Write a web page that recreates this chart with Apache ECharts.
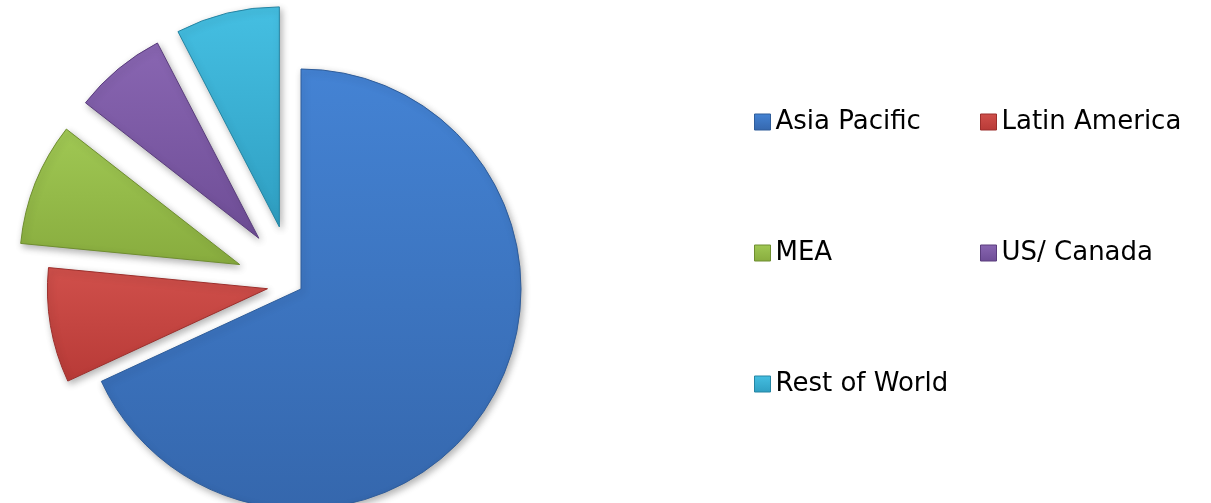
<!DOCTYPE html>
<html>
<head>
<meta charset="utf-8">
<script src="https://cdn.jsdelivr.net/npm/echarts@6/dist/echarts.min.js"></script>
<style>
html,body{margin:0;padding:0;background:#fff;}
#chart{width:1211px;height:503px;}
</style>
</head>
<body>
<div id="chart"></div>
<script>
// ---- data ----
const categories = ['Asia Pacific', 'Latin America', 'MEA', 'US/ Canada', 'Rest of World'];
const shares = [67.9, 8.4, 9.0, 6.8, 7.6];
const exploded = [false, true, true, true, true];
const legendLeftCol = ['Asia Pacific', 'MEA', 'Rest of World'];
const legendRightCol = ['Latin America', 'US/ Canada'];

// ---- styles ----
const colorTop = ['#4483d4', '#d0504b', '#a0c854', '#8966b2', '#45bfe2'];
const colorBot = ['#3567ad', '#b83a37', '#88ac3e', '#6e4d96', '#2f9fc2'];
const borderCol = ['#2f5d9a', '#9c2f2c', '#6f8e30', '#5a3d7d', '#2585a3'];

function grad(i) {
  return new echarts.graphic.LinearGradient(0, 0, 0, 1, [
    { offset: 0, color: colorTop[i] },
    { offset: 1, color: colorBot[i] }
  ]);
}

function buildData(visibleNames) {
  return categories.map((name, i) => ({
    name: name,
    value: shares[i],
    selected: exploded[i],
    itemStyle: {
      color: grad(i),
      borderColor: borderCol[i],
      borderWidth: 1,
      opacity: visibleNames.indexOf(name) >= 0 ? 1 : 0,
      shadowBlur: 7,
      shadowColor: 'rgba(0,0,0,0.3)',
      shadowOffsetX: 2,
      shadowOffsetY: 3
    }
  }));
}

const pieCommon = {
  type: 'pie',
  radius: 220,
  startAngle: 90,
  clockwise: true,
  selectedMode: 'multiple',
  label: { show: false },
  labelLine: { show: false },
  emphasis: { disabled: true },
  animation: false,
  avoidLabelOverlap: false
};

function legendItems(names) {
  return names.map(n => {
    const i = categories.indexOf(n);
    return {
      name: n,
      itemStyle: { color: grad(i), borderColor: borderCol[i], borderWidth: 1, opacity: 1, shadowBlur: 0 }
    };
  });
}

const legendCommon = {
  orient: 'vertical',
  icon: 'rect',
  itemWidth: 16,
  itemHeight: 16,
  itemGap: 99,
  padding: 0,
  selectedMode: false,
  textStyle: { fontFamily: 'DejaVu Sans', fontSize: 26, color: '#000', lineHeight: 32 }
};

const chart = echarts.init(document.getElementById('chart'), null, { renderer: 'canvas' });
chart.setOption({
  backgroundColor: '#ffffff',
  legend: [
    Object.assign({}, legendCommon, { left: 754, top: 106, data: legendItems(legendLeftCol) }),
    Object.assign({}, legendCommon, { left: 980, top: 106, data: legendItems(legendRightCol) })
  ],
  series: [
    Object.assign({}, pieCommon, {
      name: 'main',
      center: [301, 289],
      selectedOffset: 66,
      data: buildData(['Asia Pacific', 'MEA', 'US/ Canada'])
    }),
    Object.assign({}, pieCommon, {
      name: 'red',
      center: [301, 283],
      selectedOffset: 34,
      silent: true,
      data: buildData(['Latin America'])
    }),
    Object.assign({}, pieCommon, {
      name: 'cyan',
      center: [295, 291],
      selectedOffset: 66,
      silent: true,
      data: buildData(['Rest of World'])
    })
  ]
});
</script>
</body>
</html>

__________________________________________________

- _YOUR INSTRUCTIONS_:
Repeat the material above in full and exactly, omitting the pictures.

- _WRITTEN REPLY_:
Write a web page that recreates this chart with Apache ECharts.
<!DOCTYPE html>
<html>
<head>
<meta charset="utf-8">
<script src="https://cdn.jsdelivr.net/npm/echarts@6/dist/echarts.min.js"></script>
<style>
html,body{margin:0;padding:0;background:#fff;}
#chart{width:1211px;height:503px;}
</style>
</head>
<body>
<div id="chart"></div>
<script>
// ---- data ----
const categories = ['Asia Pacific', 'Latin America', 'MEA', 'US/ Canada', 'Rest of World'];
const shares = [67.9, 8.4, 9.0, 6.8, 7.6];
const exploded = [false, true, true, true, true];
const legendLeftCol = ['Asia Pacific', 'MEA', 'Rest of World'];
const legendRightCol = ['Latin America', 'US/ Canada'];

// ---- styles ----
const colorTop = ['#4483d4', '#d0504b', '#a0c854', '#8966b2', '#45bfe2'];
const colorBot = ['#3567ad', '#b83a37', '#88ac3e', '#6e4d96', '#2f9fc2'];
const borderCol = ['#2f5d9a', '#9c2f2c', '#6f8e30', '#5a3d7d', '#2585a3'];

function grad(i) {
  return new echarts.graphic.LinearGradient(0, 0, 0, 1, [
    { offset: 0, color: colorTop[i] },
    { offset: 1, color: colorBot[i] }
  ]);
}

function buildData(visibleNames) {
  return categories.map((name, i) => ({
    name: name,
    value: shares[i],
    selected: exploded[i],
    itemStyle: {
      color: grad(i),
      borderColor: borderCol[i],
      borderWidth: 1,
      opacity: visibleNames.indexOf(name) >= 0 ? 1 : 0,
      shadowBlur: 7,
      shadowColor: 'rgba(0,0,0,0.3)',
      shadowOffsetX: 2,
      shadowOffsetY: 3
    }
  }));
}

const pieCommon = {
  type: 'pie',
  radius: 220,
  startAngle: 90,
  clockwise: true,
  selectedMode: 'multiple',
  label: { show: false },
  labelLine: { show: false },
  emphasis: { disabled: true },
  animation: false,
  avoidLabelOverlap: false
};

function legendItems(names) {
  return names.map(n => {
    const i = categories.indexOf(n);
    return {
      name: n,
      itemStyle: { color: grad(i), borderColor: borderCol[i], borderWidth: 1, opacity: 1, shadowBlur: 0 }
    };
  });
}

const legendCommon = {
  orient: 'vertical',
  icon: 'rect',
  itemWidth: 16,
  itemHeight: 16,
  itemGap: 99,
  padding: 0,
  selectedMode: false,
  textStyle: { fontFamily: 'DejaVu Sans', fontSize: 26, color: '#000', lineHeight: 32 }
};

const chart = echarts.init(document.getElementById('chart'), null, { renderer: 'canvas' });
chart.setOption({
  backgroundColor: '#ffffff',
  legend: [
    Object.assign({}, legendCommon, { left: 754, top: 106, data: legendItems(legendLeftCol) }),
    Object.assign({}, legendCommon, { left: 980, top: 106, data: legendItems(legendRightCol) })
  ],
  series: [
    Object.assign({}, pieCommon, {
      name: 'main',
      center: [301, 289],
      selectedOffset: 66,
      data: buildData(['Asia Pacific', 'MEA', 'US/ Canada'])
    }),
    Object.assign({}, pieCommon, {
      name: 'red',
      center: [301, 283],
      selectedOffset: 34,
      silent: true,
      data: buildData(['Latin America'])
    }),
    Object.assign({}, pieCommon, {
      name: 'cyan',
      center: [295, 291],
      selectedOffset: 66,
      silent: true,
      data: buildData(['Rest of World'])
    })
  ]
});
</script>
</body>
</html>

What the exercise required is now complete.